A significant role of adipose-derived hormones in insulin-resistance progression has been suggested. One of these hormones is resistin, often linked to insulin resistance, obesity, and type 2 diabetes [41]. Resistin is involved in the control of the hypothalamic and peripheral lipid metabolism and regulation of food intake [42]. Wang et al. [43] studied the effects of CrPic on gene transcription and resistin and adiponectin secretion using 3T3-L1 adipocytes in vitro. Although CrPic (10 nmol/l) did not affect the expression of either of those hormones, it significantly inhibited the secretion of resistin by normal and insulin-resistant 3T3-L1 adipocytes. In this clinical study, no significant changes in resistin concentrations after Cr(III) supplementation were observed.

Insulin resistance and type 2 diabetes are associated with obesity, thus Cr(III) supplements are advertised due to the expected beneficial role in appetite regulation and body mass control. To our knowledge, Anton et al. [22] reported that supplementation with CrPic in dosages of 1,000 μg Cr/day for 8 weeks, as compared to placebo, reduced food intake, hunger levels, fat cravings, and slightly decreased body mass in overweight adult women. However, most studies published so far [14, 15, 17, 33, 37] did not confirm such effects. Also, in this study, no significant changes were found in body mass after Cr(III) supplementation.

Another aspect that should be taken into account during Cr(III) supplementation is its safety and possibility of interactions with other minerals, especially iron [44, 45]. In the study performed by Campbell et al. [46], Cr(III) supplementation (given as CrPic in dosages of 1,000 μg Cr/day for 13 weeks) did not affect hematological indices as well as serum iron, ferritin, TIBC, and transferrin saturation levels in moderately obese men. Also, a lack of a negative impact on iron metabolism was observed in women [47, 48].

Information on the interaction of Cr(III) with Cu and Zn is limited. In animal studies, Cr(III) supplementation decreased Cu, while increased Zn contents in the liver and kidneys of fat-fed and streptozotocin-treated type II diabetic rats were found [49]. In human subjects, Anderson et al. [16] did not find changes in Zn and Cu indices in type 2 diabetics after a 6-month supplementation with 400 μg Cr/day in the form of Cr(III) pidolate. Also, Volpe et al. [48] did not observe changes in serum Zn and Fe levels after a 12-week supplementation with Cr(III) in moderately obese women.

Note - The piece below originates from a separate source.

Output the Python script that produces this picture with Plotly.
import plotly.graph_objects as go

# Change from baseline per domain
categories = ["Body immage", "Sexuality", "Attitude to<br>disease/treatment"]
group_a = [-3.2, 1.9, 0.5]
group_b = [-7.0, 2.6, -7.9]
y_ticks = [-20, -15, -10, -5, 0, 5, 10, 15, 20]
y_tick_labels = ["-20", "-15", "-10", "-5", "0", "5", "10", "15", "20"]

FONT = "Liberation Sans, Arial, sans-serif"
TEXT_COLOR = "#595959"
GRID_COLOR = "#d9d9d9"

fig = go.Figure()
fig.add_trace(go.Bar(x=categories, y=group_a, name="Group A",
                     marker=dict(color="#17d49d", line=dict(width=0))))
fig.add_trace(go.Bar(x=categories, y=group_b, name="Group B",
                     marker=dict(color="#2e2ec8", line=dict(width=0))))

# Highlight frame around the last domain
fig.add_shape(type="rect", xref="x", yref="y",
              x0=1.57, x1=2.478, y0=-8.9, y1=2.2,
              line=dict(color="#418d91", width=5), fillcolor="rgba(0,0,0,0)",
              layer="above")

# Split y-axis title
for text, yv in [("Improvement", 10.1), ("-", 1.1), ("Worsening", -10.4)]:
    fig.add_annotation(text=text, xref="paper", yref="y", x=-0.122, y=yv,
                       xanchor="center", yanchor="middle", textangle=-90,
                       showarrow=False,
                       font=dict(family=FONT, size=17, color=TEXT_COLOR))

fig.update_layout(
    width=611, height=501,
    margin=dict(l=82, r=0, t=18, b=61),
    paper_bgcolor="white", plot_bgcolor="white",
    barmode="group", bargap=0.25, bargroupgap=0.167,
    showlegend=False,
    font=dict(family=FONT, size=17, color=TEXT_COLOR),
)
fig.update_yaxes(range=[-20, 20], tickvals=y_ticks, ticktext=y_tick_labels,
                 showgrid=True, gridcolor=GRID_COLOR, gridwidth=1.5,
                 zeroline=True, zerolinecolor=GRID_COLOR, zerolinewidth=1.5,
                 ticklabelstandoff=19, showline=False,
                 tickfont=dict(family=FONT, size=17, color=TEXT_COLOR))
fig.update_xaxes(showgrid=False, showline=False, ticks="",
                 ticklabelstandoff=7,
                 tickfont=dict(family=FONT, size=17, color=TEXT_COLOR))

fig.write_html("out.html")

In this study, 8-week supplementation with Cr brewer’s yeast did not influence serum and hair Fe, Zn, and Cu concentrations in type 2 diabetic subjects.

There is no reliable biomarker of the Cr status. The concentration of this element in the body fluids is very low, often at the threshold of the detection limits of analytical methods [1]. A tentative assessment of the Cr status is made on the basis of its concentrations in blood, plasma, serum, urine, or hair. In this study, serum and hair Cr contents in diabetic subjects after the Cr(III) phase increased significantly, which indicate that these markers, to some extent, can reflect the Cr status; however, more sensitive biomarkers are warranted.

In conclusion, the results of this study showed that supplemental chromium given as Cr-enriched brewer’s yeast (in dosages of 500 μg/day for 8 weeks) has a weak antidiabetic potential, does not affect body mass, blood biochemistry, or mineral levels in type 2 diabetic patients.